Exercise details:
Your task is to retype the lines between the line with "Recreate this image" and the line with "ax = fig.add_axes([0.203, 0.144, 0.571, 0.656])", inclusive. Copy no pictures and no other lines.

Record extracts:
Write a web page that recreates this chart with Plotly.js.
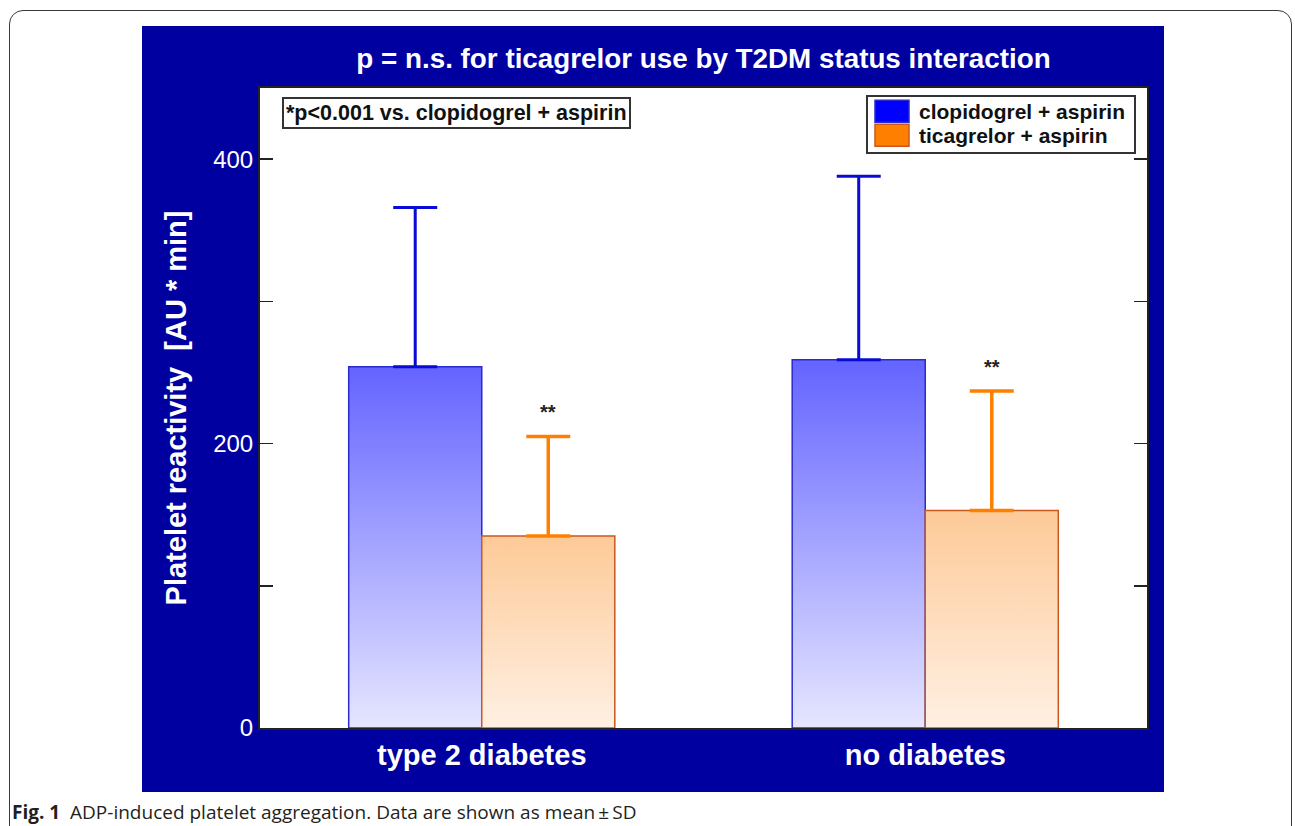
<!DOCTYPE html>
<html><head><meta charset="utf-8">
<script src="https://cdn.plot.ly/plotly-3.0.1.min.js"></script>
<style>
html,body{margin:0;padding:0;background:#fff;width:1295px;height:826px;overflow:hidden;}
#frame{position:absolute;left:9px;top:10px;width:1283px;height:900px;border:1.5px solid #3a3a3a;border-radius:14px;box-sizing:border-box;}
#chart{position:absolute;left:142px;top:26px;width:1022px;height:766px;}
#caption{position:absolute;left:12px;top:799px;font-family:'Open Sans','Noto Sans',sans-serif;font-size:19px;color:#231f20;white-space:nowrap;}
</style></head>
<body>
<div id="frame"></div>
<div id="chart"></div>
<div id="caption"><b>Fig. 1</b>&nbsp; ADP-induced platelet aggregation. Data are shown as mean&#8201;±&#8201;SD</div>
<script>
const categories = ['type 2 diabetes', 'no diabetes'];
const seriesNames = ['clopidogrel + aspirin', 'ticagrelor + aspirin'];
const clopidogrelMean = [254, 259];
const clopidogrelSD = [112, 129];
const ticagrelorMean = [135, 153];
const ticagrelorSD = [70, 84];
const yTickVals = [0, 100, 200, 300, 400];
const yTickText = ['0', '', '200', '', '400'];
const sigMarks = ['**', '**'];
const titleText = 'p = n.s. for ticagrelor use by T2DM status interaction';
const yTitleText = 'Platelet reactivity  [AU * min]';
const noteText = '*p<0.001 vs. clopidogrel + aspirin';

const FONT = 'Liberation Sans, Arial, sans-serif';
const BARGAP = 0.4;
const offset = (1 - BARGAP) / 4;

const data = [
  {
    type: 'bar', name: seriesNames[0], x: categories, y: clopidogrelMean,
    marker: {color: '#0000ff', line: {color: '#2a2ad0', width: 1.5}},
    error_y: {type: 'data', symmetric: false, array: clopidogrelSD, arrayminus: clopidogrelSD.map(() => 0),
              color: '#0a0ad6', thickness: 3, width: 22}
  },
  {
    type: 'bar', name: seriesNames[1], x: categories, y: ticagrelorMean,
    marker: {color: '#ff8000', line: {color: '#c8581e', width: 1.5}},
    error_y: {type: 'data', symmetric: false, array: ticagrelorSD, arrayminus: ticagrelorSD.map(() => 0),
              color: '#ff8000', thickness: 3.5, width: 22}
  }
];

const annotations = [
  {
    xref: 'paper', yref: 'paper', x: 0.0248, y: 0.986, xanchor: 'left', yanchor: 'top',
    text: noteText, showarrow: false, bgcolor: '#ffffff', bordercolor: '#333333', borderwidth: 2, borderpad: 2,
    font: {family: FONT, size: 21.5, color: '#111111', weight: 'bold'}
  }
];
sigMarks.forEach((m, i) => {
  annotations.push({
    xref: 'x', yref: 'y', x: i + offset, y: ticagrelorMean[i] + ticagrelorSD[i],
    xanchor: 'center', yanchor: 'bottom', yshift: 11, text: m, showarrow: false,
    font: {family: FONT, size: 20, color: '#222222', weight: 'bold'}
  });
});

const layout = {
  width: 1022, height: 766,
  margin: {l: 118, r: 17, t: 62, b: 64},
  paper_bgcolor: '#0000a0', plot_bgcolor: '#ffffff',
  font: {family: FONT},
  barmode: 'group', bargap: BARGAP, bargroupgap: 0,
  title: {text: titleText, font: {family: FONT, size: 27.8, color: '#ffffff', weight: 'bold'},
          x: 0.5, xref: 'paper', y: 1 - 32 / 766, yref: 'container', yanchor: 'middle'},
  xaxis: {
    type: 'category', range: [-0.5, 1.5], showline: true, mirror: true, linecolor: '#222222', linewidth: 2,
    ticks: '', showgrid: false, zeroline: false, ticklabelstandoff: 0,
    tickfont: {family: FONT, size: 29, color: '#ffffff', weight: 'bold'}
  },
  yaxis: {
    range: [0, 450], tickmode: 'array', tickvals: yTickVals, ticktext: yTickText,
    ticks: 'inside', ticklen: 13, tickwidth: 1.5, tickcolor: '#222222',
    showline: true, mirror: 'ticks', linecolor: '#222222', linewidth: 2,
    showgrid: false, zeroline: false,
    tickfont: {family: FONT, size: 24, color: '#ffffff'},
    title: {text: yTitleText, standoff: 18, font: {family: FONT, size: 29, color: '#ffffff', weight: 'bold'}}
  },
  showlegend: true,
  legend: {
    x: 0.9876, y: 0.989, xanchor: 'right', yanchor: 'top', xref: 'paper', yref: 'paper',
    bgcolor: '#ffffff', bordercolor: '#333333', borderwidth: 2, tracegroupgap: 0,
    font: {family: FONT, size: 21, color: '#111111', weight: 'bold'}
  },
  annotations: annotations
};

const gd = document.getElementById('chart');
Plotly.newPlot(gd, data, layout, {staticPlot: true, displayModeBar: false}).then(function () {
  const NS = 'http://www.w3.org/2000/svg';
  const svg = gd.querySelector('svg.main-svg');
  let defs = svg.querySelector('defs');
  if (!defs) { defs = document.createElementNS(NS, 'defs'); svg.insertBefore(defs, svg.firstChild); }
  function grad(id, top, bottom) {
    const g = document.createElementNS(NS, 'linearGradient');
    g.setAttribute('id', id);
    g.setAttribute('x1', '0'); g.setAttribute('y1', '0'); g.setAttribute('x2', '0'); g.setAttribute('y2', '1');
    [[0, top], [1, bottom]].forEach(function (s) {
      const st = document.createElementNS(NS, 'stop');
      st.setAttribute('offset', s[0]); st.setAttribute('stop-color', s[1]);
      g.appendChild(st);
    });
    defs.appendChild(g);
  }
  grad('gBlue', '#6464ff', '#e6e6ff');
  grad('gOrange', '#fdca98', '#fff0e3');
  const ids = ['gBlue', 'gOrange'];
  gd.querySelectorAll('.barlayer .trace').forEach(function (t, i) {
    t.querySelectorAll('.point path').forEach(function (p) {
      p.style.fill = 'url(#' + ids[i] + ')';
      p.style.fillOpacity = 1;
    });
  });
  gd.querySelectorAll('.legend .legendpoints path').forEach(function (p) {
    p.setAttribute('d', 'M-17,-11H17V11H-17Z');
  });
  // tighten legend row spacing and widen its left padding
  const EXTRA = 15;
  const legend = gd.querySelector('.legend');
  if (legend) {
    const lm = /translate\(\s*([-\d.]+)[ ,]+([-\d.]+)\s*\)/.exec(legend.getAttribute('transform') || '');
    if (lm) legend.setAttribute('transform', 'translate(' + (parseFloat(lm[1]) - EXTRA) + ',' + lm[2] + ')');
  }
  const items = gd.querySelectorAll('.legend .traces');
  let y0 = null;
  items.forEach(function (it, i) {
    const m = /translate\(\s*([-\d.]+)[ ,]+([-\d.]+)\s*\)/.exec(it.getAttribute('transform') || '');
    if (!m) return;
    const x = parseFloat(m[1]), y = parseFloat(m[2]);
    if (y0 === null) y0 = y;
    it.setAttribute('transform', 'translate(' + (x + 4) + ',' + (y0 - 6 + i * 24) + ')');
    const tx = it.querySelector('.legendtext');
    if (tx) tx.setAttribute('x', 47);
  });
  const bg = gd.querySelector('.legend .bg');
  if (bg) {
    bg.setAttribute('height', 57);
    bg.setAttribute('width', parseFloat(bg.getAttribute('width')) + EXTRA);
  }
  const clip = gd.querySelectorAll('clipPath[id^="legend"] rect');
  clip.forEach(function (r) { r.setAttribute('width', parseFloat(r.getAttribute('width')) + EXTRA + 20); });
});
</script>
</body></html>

--

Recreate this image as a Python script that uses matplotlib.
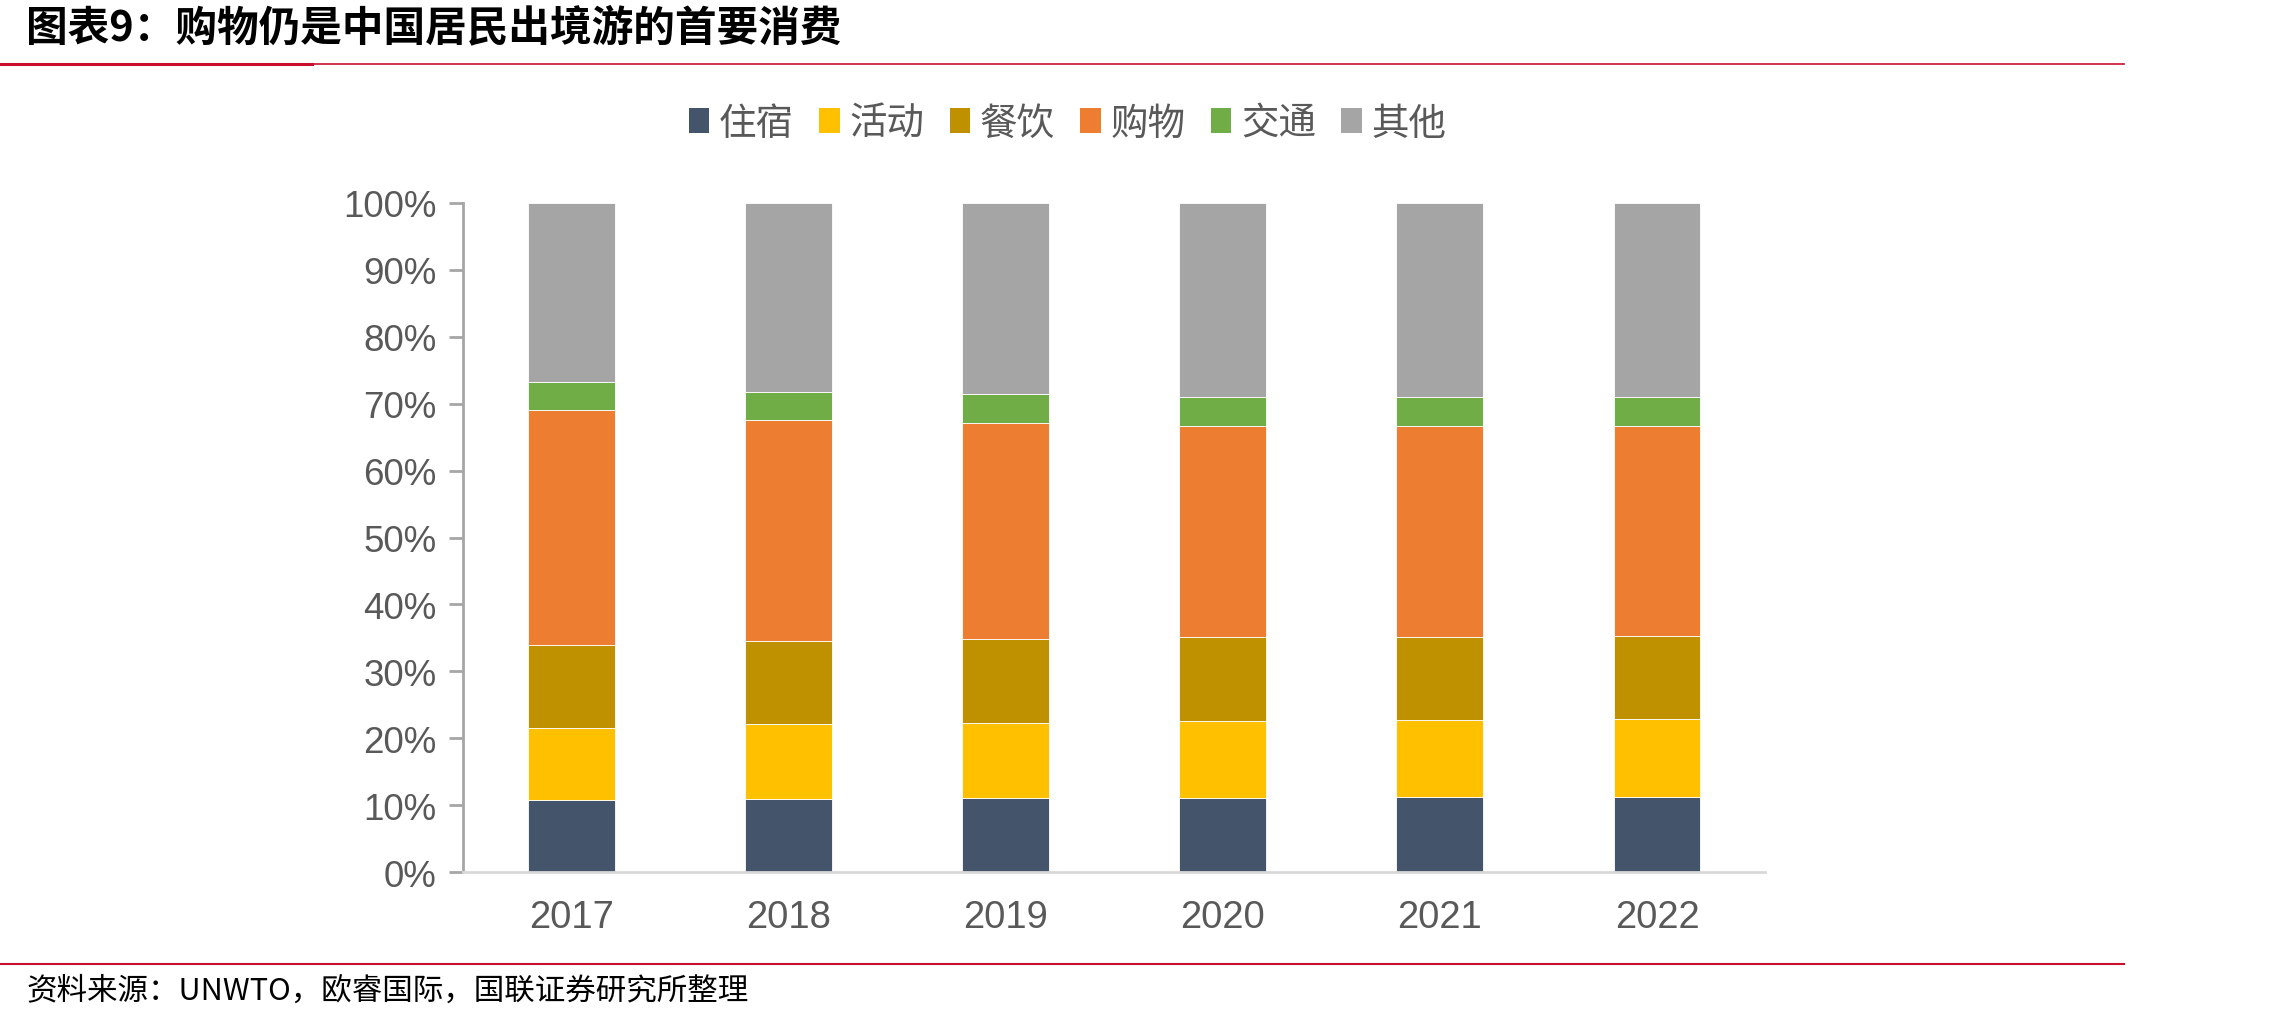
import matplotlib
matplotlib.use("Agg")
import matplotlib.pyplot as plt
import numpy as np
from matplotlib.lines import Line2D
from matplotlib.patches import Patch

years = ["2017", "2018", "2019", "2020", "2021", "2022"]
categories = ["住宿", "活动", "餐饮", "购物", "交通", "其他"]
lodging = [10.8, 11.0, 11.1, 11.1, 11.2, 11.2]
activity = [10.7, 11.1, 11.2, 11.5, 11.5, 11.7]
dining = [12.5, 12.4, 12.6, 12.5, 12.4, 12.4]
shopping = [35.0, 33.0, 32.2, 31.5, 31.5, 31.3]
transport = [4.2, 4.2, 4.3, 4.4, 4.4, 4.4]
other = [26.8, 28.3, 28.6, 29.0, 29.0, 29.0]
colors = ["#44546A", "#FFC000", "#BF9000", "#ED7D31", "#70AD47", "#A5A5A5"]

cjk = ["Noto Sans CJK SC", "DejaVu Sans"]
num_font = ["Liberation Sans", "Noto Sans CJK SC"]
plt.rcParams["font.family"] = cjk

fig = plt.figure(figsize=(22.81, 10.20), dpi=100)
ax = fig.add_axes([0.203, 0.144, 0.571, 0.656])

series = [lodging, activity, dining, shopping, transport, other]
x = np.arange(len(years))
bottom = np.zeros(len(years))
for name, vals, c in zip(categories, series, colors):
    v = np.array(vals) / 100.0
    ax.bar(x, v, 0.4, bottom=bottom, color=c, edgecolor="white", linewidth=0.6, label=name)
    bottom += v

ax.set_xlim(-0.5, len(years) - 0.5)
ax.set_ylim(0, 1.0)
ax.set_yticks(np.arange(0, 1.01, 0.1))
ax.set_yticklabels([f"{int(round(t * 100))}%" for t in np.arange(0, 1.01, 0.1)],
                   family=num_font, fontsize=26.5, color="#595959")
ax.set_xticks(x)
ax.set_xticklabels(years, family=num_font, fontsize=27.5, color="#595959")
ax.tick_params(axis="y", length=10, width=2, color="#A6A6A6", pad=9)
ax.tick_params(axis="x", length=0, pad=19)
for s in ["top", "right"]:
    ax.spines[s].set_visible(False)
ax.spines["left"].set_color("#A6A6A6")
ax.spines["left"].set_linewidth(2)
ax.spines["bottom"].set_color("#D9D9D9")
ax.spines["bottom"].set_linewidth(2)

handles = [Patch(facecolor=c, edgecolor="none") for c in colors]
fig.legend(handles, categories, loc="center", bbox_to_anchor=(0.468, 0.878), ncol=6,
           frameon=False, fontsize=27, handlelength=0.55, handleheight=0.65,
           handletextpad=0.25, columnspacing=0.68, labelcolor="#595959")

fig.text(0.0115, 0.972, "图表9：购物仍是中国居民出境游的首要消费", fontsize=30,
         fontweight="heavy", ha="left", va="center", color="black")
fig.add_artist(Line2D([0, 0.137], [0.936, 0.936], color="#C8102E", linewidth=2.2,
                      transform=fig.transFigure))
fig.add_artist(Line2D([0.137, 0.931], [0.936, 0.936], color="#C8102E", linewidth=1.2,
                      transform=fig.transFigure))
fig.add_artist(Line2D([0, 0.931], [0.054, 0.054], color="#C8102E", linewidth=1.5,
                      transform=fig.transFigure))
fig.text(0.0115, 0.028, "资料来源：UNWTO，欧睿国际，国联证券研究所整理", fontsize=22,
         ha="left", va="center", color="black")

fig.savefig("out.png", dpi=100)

...

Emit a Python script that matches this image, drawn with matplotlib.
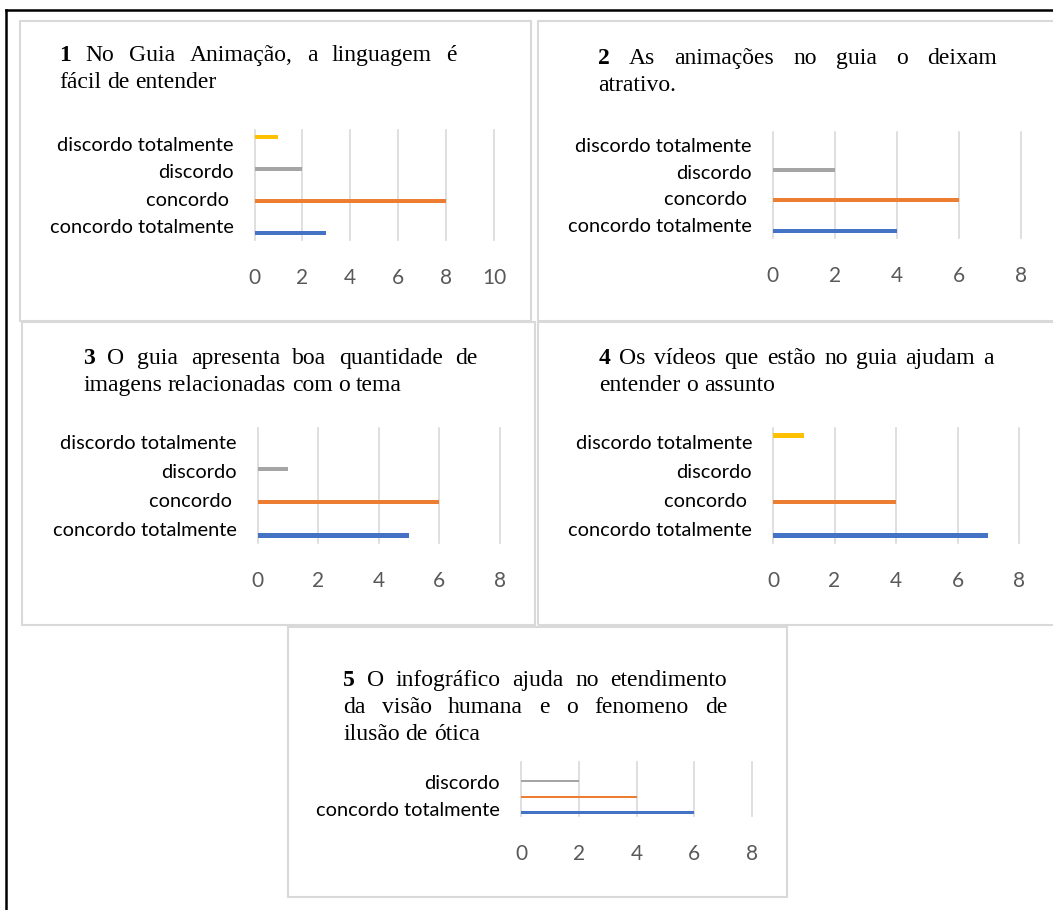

Answer to this exercise:
Recreate this image as a Python script that uses matplotlib.
import matplotlib
matplotlib.use("Agg")
import matplotlib.pyplot as plt
import numpy as np
from matplotlib.lines import Line2D
from matplotlib.patches import Patch

years = ["2017", "2018", "2019", "2020", "2021", "2022"]
categories = ["住宿", "活动", "餐饮", "购物", "交通", "其他"]
lodging = [10.8, 11.0, 11.1, 11.1, 11.2, 11.2]
activity = [10.7, 11.1, 11.2, 11.5, 11.5, 11.7]
dining = [12.5, 12.4, 12.6, 12.5, 12.4, 12.4]
shopping = [35.0, 33.0, 32.2, 31.5, 31.5, 31.3]
transport = [4.2, 4.2, 4.3, 4.4, 4.4, 4.4]
other = [26.8, 28.3, 28.6, 29.0, 29.0, 29.0]
colors = ["#44546A", "#FFC000", "#BF9000", "#ED7D31", "#70AD47", "#A5A5A5"]

cjk = ["Noto Sans CJK SC", "DejaVu Sans"]
num_font = ["Liberation Sans", "Noto Sans CJK SC"]
plt.rcParams["font.family"] = cjk

fig = plt.figure(figsize=(22.81, 10.20), dpi=100)
ax = fig.add_axes([0.203, 0.144, 0.571, 0.656])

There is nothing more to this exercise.